◆ WHAT THE TASK ASKS ◆
Give every line back verbatim, dropping all images.

◆ DATA EXTRACT ◆
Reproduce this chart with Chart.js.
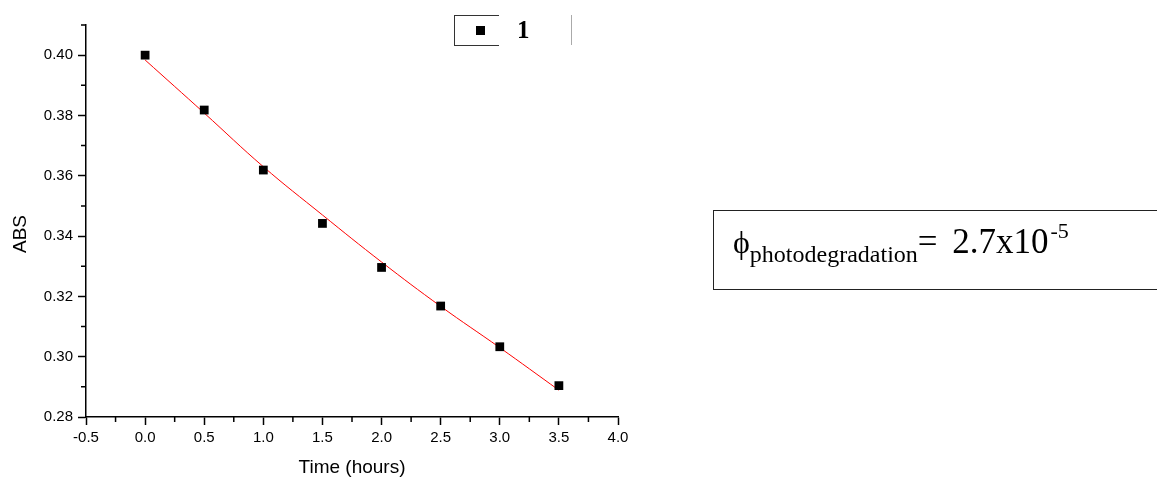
<!DOCTYPE html>
<html>
<head>
<meta charset="utf-8">
<script src="https://cdn.jsdelivr.net/npm/chart.js@4/dist/chart.umd.min.js"></script>
<style>
  body { margin: 0; background: #fff; }
  #wrap { position: relative; width: 1157px; height: 478px; overflow: hidden; }
  #legend { position: absolute; left: 454px; top: 15px; width: 44px; height: 29px;
    border: 1.5px solid #333; border-right: none; }
  #legend .mk { position: absolute; left: 21px; top: 10px; width: 9px; height: 9px; background: #000; }
  #legendLabel { position: absolute; left: 517px; top: 17px; font: bold 25px/25px "Liberation Serif", serif; }
  #legendBar { position: absolute; left: 571px; top: 15px; width: 1px; height: 30px; background: #aaa; }
  #phiBox { position: absolute; left: 713px; top: 210px; width: 460px; height: 78px;
    border: 1.5px solid #222; border-right: none; font-family: "Liberation Serif", serif; }
  #phiBox .txt { position: absolute; left: 19px; top: 13px; white-space: nowrap; font-size: 35px; line-height: 35px; }
  #phiBox .phi { font-size: 32px; }
  #phiBox .num { margin-left: 6px; }
  #phiBox sub { font-size: 24px; vertical-align: -9px; line-height: 0; }
  #phiBox sup { font-size: 22px; vertical-align: 15px; line-height: 0; margin-left: 2px; }
</style>
</head>
<body>
<div id="wrap">
  <canvas id="wykres" width="1157" height="478"></canvas>
  <div id="legend"><div class="mk"></div></div>
  <div id="legendLabel">1</div>
  <div id="legendBar"></div>
  <div id="phiBox"><div class="txt"><span class="phi">&#x3D5;</span><sub>photodegradation</sub>=<span class="num"> 2.7x10</span><sup>-5</sup></div></div>
</div>
<script>
// dane pomiarowe
const czas = [0, 0.5, 1.0, 1.5, 2.0, 2.5, 3.0, 3.5];
const abs = [0.400, 0.3818, 0.3619, 0.3442, 0.3296, 0.3168, 0.3033, 0.2904];
// krzywa dopasowania
const dopasowanie = [0.3984, 0.3808, 0.3630, 0.3470, 0.3314, 0.3167, 0.3030, 0.2889];

const xTickLabels = ["-0.5", "0.0", "0.5", "1.0", "1.5", "2.0", "2.5", "3.0", "3.5", "4.0"];
const yTickLabels = ["0.28", "0.30", "0.32", "0.34", "0.36", "0.38", "0.40"];
const xMinor = [-0.25, 0.25, 0.75, 1.25, 1.75, 2.25, 2.75, 3.25, 3.75];
const yMinor = [0.29, 0.31, 0.33, 0.35, 0.37, 0.39, 0.41];

const font = { family: "'Liberation Sans', Arial, sans-serif" };

// male podzialki osi + tytul osi Y (przesuniety jak w oryginale)
const minorTicks = {
  id: "minorTicks",
  afterDraw(chart) {
    const ctx = chart.ctx;
    const x = chart.scales.x, y = chart.scales.y;
    ctx.save();
    ctx.strokeStyle = "#000";
    ctx.lineWidth = 1.5;
    ctx.beginPath();
    xMinor.forEach(v => {
      const px = x.getPixelForValue(v);
      ctx.moveTo(px, y.bottom);
      ctx.lineTo(px, y.bottom + 5);
    });
    yMinor.forEach(v => {
      const py = y.getPixelForValue(v);
      ctx.moveTo(x.left, py);
      ctx.lineTo(x.left - 5, py);
    });
    ctx.stroke();

    ctx.translate(21, (y.top + y.bottom) / 2 + 13);
    ctx.rotate(-Math.PI / 2);
    ctx.fillStyle = "#000";
    ctx.font = "19px 'Liberation Sans', Arial, sans-serif";
    ctx.textAlign = "center";
    ctx.textBaseline = "middle";
    ctx.fillText("ABS", 0, 0);
    ctx.restore();
  }
};

new Chart(document.getElementById("wykres"), {
  type: "scatter",
  data: {
    datasets: [
      {
        label: "1",
        data: czas.map((t, i) => ({ x: t, y: abs[i] })),
        pointStyle: "rect",
        pointRadius: 6.2,
        backgroundColor: "#000",
        borderColor: "#000",
        borderWidth: 0,
        order: 1,
      },
      {
        label: "fit",
        data: czas.map((t, i) => ({ x: t, y: dopasowanie[i] })),
        showLine: true,
        borderColor: "#ff0000",
        borderWidth: 1,
        pointRadius: 0,
        tension: 0.4,
        order: 2,
      },
    ],
  },
  options: {
    responsive: false,
    devicePixelRatio: 1,
    animation: false,
    layout: { padding: { top: 25, right: 539, left: 0, bottom: 0 } },
    plugins: { legend: { display: false }, tooltip: { enabled: false } },
    scales: {
      x: {
        type: "linear",
        min: -0.5,
        max: 4.0,
        afterFit: s => { s.height = 61; },
        afterBuildTicks: s => { s.ticks = xTickLabels.map(l => ({ value: parseFloat(l) })); },
        ticks: {
          callback: (v) => xTickLabels.find(l => parseFloat(l) === v),
          color: "#000",
          font: { ...font, size: 15 },
          padding: 4,
          maxRotation: 0,
        },
        grid: { drawOnChartArea: false, tickLength: 8, tickColor: "#000", tickWidth: 1.5 },
        border: { color: "#000", width: 1.5 },
        title: { display: true, text: "Time (hours)", color: "#000", font: { ...font, size: 19 }, padding: { top: 0, bottom: -1 } },
      },
      y: {
        type: "linear",
        min: 0.28,
        max: 0.41,
        afterFit: s => { s.width = 86; },
        afterBuildTicks: s => { s.ticks = yTickLabels.map(l => ({ value: parseFloat(l) })); },
        ticks: {
          callback: (v) => yTickLabels.find(l => parseFloat(l) === v),
          color: "#000",
          font: { ...font, size: 15 },
          padding: 5,
        },
        grid: { drawOnChartArea: false, tickLength: 8, tickColor: "#000", tickWidth: 1.5 },
        border: { color: "#000", width: 1.5 },
      },
    },
  },
  plugins: [minorTicks],
});
</script>
</body>
</html>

◆ EXERCISE RESPONSE ◆
Reproduce this chart with Chart.js.
<!DOCTYPE html>
<html>
<head>
<meta charset="utf-8">
<script src="https://cdn.jsdelivr.net/npm/chart.js@4/dist/chart.umd.min.js"></script>
<style>
  body { margin: 0; background: #fff; }
  #wrap { position: relative; width: 1157px; height: 478px; overflow: hidden; }
  #legend { position: absolute; left: 454px; top: 15px; width: 44px; height: 29px;
    border: 1.5px solid #333; border-right: none; }
  #legend .mk { position: absolute; left: 21px; top: 10px; width: 9px; height: 9px; background: #000; }
  #legendLabel { position: absolute; left: 517px; top: 17px; font: bold 25px/25px "Liberation Serif", serif; }
  #legendBar { position: absolute; left: 571px; top: 15px; width: 1px; height: 30px; background: #aaa; }
  #phiBox { position: absolute; left: 713px; top: 210px; width: 460px; height: 78px;
    border: 1.5px solid #222; border-right: none; font-family: "Liberation Serif", serif; }
  #phiBox .txt { position: absolute; left: 19px; top: 13px; white-space: nowrap; font-size: 35px; line-height: 35px; }
  #phiBox .phi { font-size: 32px; }
  #phiBox .num { margin-left: 6px; }
  #phiBox sub { font-size: 24px; vertical-align: -9px; line-height: 0; }
  #phiBox sup { font-size: 22px; vertical-align: 15px; line-height: 0; margin-left: 2px; }
</style>
</head>
<body>
<div id="wrap">
  <canvas id="wykres" width="1157" height="478"></canvas>
  <div id="legend"><div class="mk"></div></div>
  <div id="legendLabel">1</div>
  <div id="legendBar"></div>
  <div id="phiBox"><div class="txt"><span class="phi">&#x3D5;</span><sub>photodegradation</sub>=<span class="num"> 2.7x10</span><sup>-5</sup></div></div>
</div>
<script>
// dane pomiarowe
const czas = [0, 0.5, 1.0, 1.5, 2.0, 2.5, 3.0, 3.5];
const abs = [0.400, 0.3818, 0.3619, 0.3442, 0.3296, 0.3168, 0.3033, 0.2904];
// krzywa dopasowania
const dopasowanie = [0.3984, 0.3808, 0.3630, 0.3470, 0.3314, 0.3167, 0.3030, 0.2889];

const xTickLabels = ["-0.5", "0.0", "0.5", "1.0", "1.5", "2.0", "2.5", "3.0", "3.5", "4.0"];
const yTickLabels = ["0.28", "0.30", "0.32", "0.34", "0.36", "0.38", "0.40"];
const xMinor = [-0.25, 0.25, 0.75, 1.25, 1.75, 2.25, 2.75, 3.25, 3.75];
const yMinor = [0.29, 0.31, 0.33, 0.35, 0.37, 0.39, 0.41];

const font = { family: "'Liberation Sans', Arial, sans-serif" };

// male podzialki osi + tytul osi Y (przesuniety jak w oryginale)
const minorTicks = {
  id: "minorTicks",
  afterDraw(chart) {
    const ctx = chart.ctx;
    const x = chart.scales.x, y = chart.scales.y;
    ctx.save();
    ctx.strokeStyle = "#000";
    ctx.lineWidth = 1.5;
    ctx.beginPath();
    xMinor.forEach(v => {
      const px = x.getPixelForValue(v);
      ctx.moveTo(px, y.bottom);
      ctx.lineTo(px, y.bottom + 5);
    });
    yMinor.forEach(v => {
      const py = y.getPixelForValue(v);
      ctx.moveTo(x.left, py);
      ctx.lineTo(x.left - 5, py);
    });
    ctx.stroke();

    ctx.translate(21, (y.top + y.bottom) / 2 + 13);
    ctx.rotate(-Math.PI / 2);
    ctx.fillStyle = "#000";
    ctx.font = "19px 'Liberation Sans', Arial, sans-serif";
    ctx.textAlign = "center";
    ctx.textBaseline = "middle";
    ctx.fillText("ABS", 0, 0);
    ctx.restore();
  }
};

new Chart(document.getElementById("wykres"), {
  type: "scatter",
  data: {
    datasets: [
      {
        label: "1",
        data: czas.map((t, i) => ({ x: t, y: abs[i] })),
        pointStyle: "rect",
        pointRadius: 6.2,
        backgroundColor: "#000",
        borderColor: "#000",
        borderWidth: 0,
        order: 1,
      },
      {
        label: "fit",
        data: czas.map((t, i) => ({ x: t, y: dopasowanie[i] })),
        showLine: true,
        borderColor: "#ff0000",
        borderWidth: 1,
        pointRadius: 0,
        tension: 0.4,
        order: 2,
      },
    ],
  },
  options: {
    responsive: false,
    devicePixelRatio: 1,
    animation: false,
    layout: { padding: { top: 25, right: 539, left: 0, bottom: 0 } },
    plugins: { legend: { display: false }, tooltip: { enabled: false } },
    scales: {
      x: {
        type: "linear",
        min: -0.5,
        max: 4.0,
        afterFit: s => { s.height = 61; },
        afterBuildTicks: s => { s.ticks = xTickLabels.map(l => ({ value: parseFloat(l) })); },
        ticks: {
          callback: (v) => xTickLabels.find(l => parseFloat(l) === v),
          color: "#000",
          font: { ...font, size: 15 },
          padding: 4,
          maxRotation: 0,
        },
        grid: { drawOnChartArea: false, tickLength: 8, tickColor: "#000", tickWidth: 1.5 },
        border: { color: "#000", width: 1.5 },
        title: { display: true, text: "Time (hours)", color: "#000", font: { ...font, size: 19 }, padding: { top: 0, bottom: -1 } },
      },
      y: {
        type: "linear",
        min: 0.28,
        max: 0.41,
        afterFit: s => { s.width = 86; },
        afterBuildTicks: s => { s.ticks = yTickLabels.map(l => ({ value: parseFloat(l) })); },
        ticks: {
          callback: (v) => yTickLabels.find(l => parseFloat(l) === v),
          color: "#000",
          font: { ...font, size: 15 },
          padding: 5,
        },
        grid: { drawOnChartArea: false, tickLength: 8, tickColor: "#000", tickWidth: 1.5 },
        border: { color: "#000", width: 1.5 },
      },
    },
  },
  plugins: [minorTicks],
});
</script>
</body>
</html>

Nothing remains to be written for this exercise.